++++ Dataset extract ++++
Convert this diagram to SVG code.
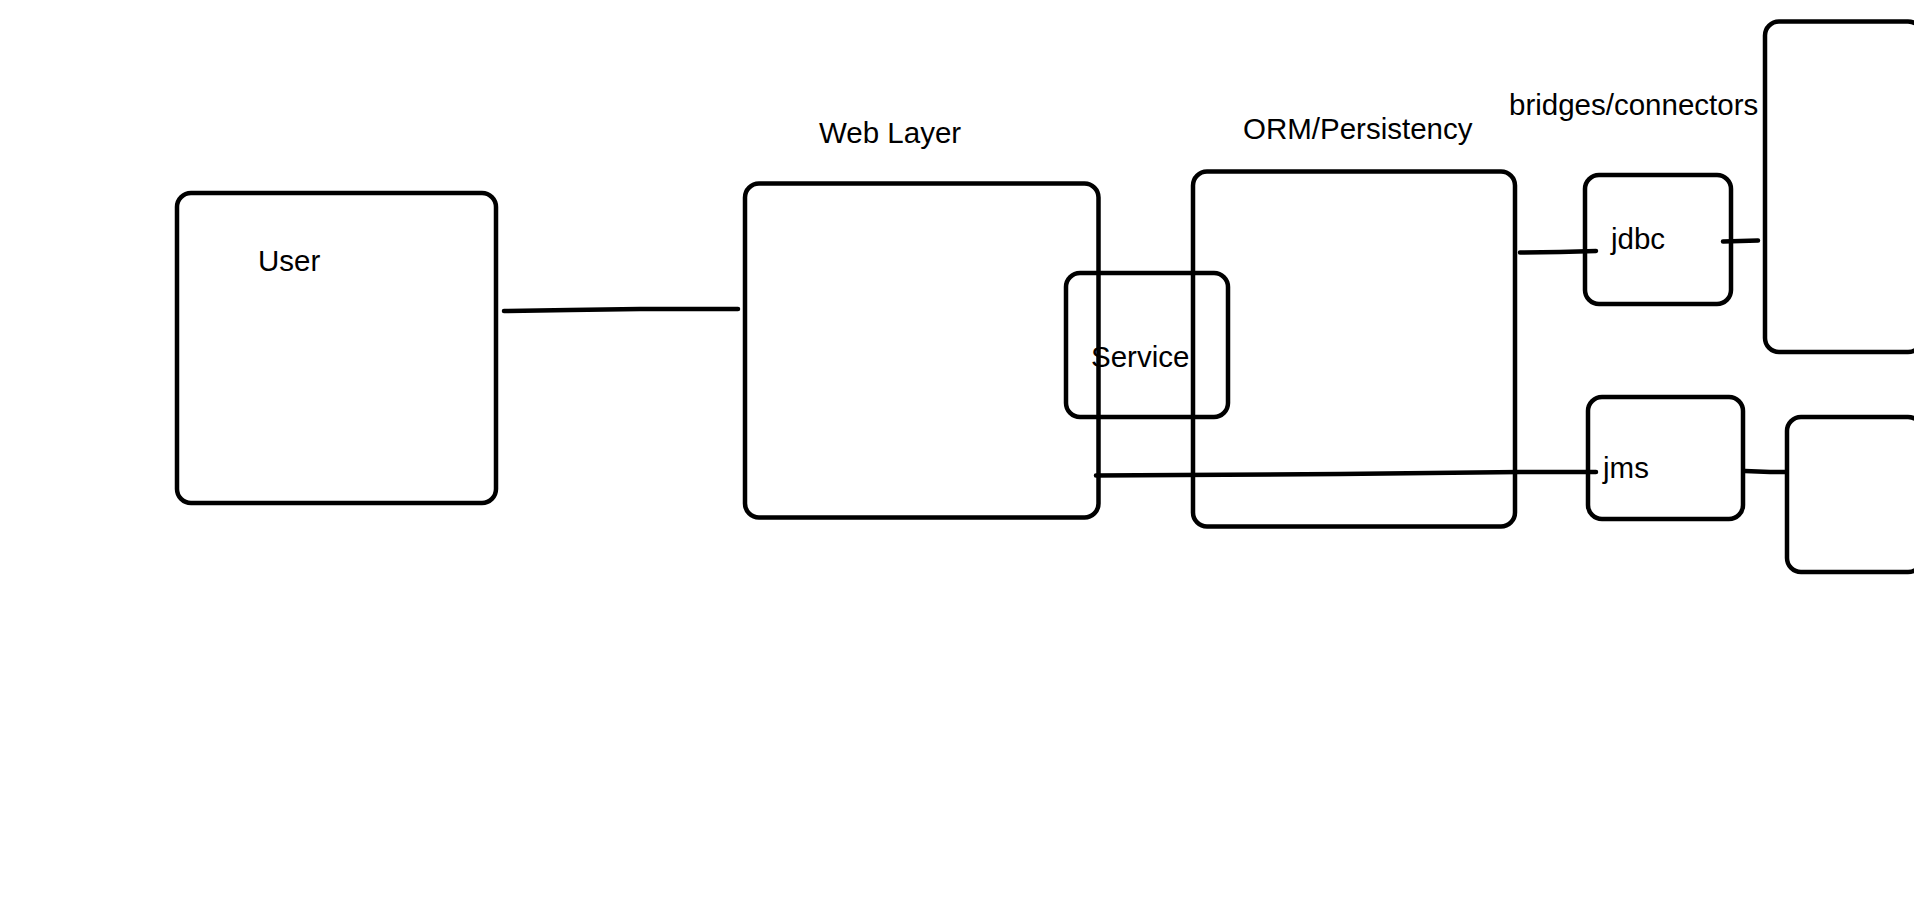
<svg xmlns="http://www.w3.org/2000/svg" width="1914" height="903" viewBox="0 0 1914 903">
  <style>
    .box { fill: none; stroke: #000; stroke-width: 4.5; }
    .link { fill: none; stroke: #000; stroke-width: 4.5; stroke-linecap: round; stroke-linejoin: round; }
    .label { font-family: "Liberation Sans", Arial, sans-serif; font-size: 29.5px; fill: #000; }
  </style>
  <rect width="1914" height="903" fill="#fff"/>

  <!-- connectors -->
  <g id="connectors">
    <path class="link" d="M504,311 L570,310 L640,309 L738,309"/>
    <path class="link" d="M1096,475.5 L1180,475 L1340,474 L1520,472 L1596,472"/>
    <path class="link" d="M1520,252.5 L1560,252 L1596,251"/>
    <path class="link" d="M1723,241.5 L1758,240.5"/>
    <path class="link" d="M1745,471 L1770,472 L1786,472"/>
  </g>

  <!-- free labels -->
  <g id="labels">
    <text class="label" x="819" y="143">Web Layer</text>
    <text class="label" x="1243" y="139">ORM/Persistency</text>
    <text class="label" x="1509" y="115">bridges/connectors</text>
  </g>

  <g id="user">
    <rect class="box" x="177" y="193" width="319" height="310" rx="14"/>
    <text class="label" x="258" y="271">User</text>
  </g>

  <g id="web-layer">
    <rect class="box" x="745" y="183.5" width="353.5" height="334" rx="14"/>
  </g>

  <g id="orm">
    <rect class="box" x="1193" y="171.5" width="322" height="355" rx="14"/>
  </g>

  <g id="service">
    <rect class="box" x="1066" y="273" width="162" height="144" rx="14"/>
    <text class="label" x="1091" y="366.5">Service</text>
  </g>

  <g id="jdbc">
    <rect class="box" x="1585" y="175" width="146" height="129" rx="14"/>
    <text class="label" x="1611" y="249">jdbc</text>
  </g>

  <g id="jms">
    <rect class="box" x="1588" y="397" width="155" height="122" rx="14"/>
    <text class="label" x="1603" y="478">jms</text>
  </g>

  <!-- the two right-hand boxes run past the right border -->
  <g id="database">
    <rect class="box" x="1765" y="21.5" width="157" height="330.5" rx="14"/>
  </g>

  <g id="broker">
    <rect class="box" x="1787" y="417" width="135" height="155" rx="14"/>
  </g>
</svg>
++++
What you need to do:
Repeat the material above in full and exactly, omitting the pictures.

Exercise response:
Convert this diagram to SVG code.
<svg xmlns="http://www.w3.org/2000/svg" width="1914" height="903" viewBox="0 0 1914 903">
  <style>
    .box { fill: none; stroke: #000; stroke-width: 4.5; }
    .link { fill: none; stroke: #000; stroke-width: 4.5; stroke-linecap: round; stroke-linejoin: round; }
    .label { font-family: "Liberation Sans", Arial, sans-serif; font-size: 29.5px; fill: #000; }
  </style>
  <rect width="1914" height="903" fill="#fff"/>

  <!-- connectors -->
  <g id="connectors">
    <path class="link" d="M504,311 L570,310 L640,309 L738,309"/>
    <path class="link" d="M1096,475.5 L1180,475 L1340,474 L1520,472 L1596,472"/>
    <path class="link" d="M1520,252.5 L1560,252 L1596,251"/>
    <path class="link" d="M1723,241.5 L1758,240.5"/>
    <path class="link" d="M1745,471 L1770,472 L1786,472"/>
  </g>

  <!-- free labels -->
  <g id="labels">
    <text class="label" x="819" y="143">Web Layer</text>
    <text class="label" x="1243" y="139">ORM/Persistency</text>
    <text class="label" x="1509" y="115">bridges/connectors</text>
  </g>

  <g id="user">
    <rect class="box" x="177" y="193" width="319" height="310" rx="14"/>
    <text class="label" x="258" y="271">User</text>
  </g>

  <g id="web-layer">
    <rect class="box" x="745" y="183.5" width="353.5" height="334" rx="14"/>
  </g>

  <g id="orm">
    <rect class="box" x="1193" y="171.5" width="322" height="355" rx="14"/>
  </g>

  <g id="service">
    <rect class="box" x="1066" y="273" width="162" height="144" rx="14"/>
    <text class="label" x="1091" y="366.5">Service</text>
  </g>

  <g id="jdbc">
    <rect class="box" x="1585" y="175" width="146" height="129" rx="14"/>
    <text class="label" x="1611" y="249">jdbc</text>
  </g>

  <g id="jms">
    <rect class="box" x="1588" y="397" width="155" height="122" rx="14"/>
    <text class="label" x="1603" y="478">jms</text>
  </g>

  <!-- the two right-hand boxes run past the right border -->
  <g id="database">
    <rect class="box" x="1765" y="21.5" width="157" height="330.5" rx="14"/>
  </g>

  <g id="broker">
    <rect class="box" x="1787" y="417" width="135" height="155" rx="14"/>
  </g>
</svg>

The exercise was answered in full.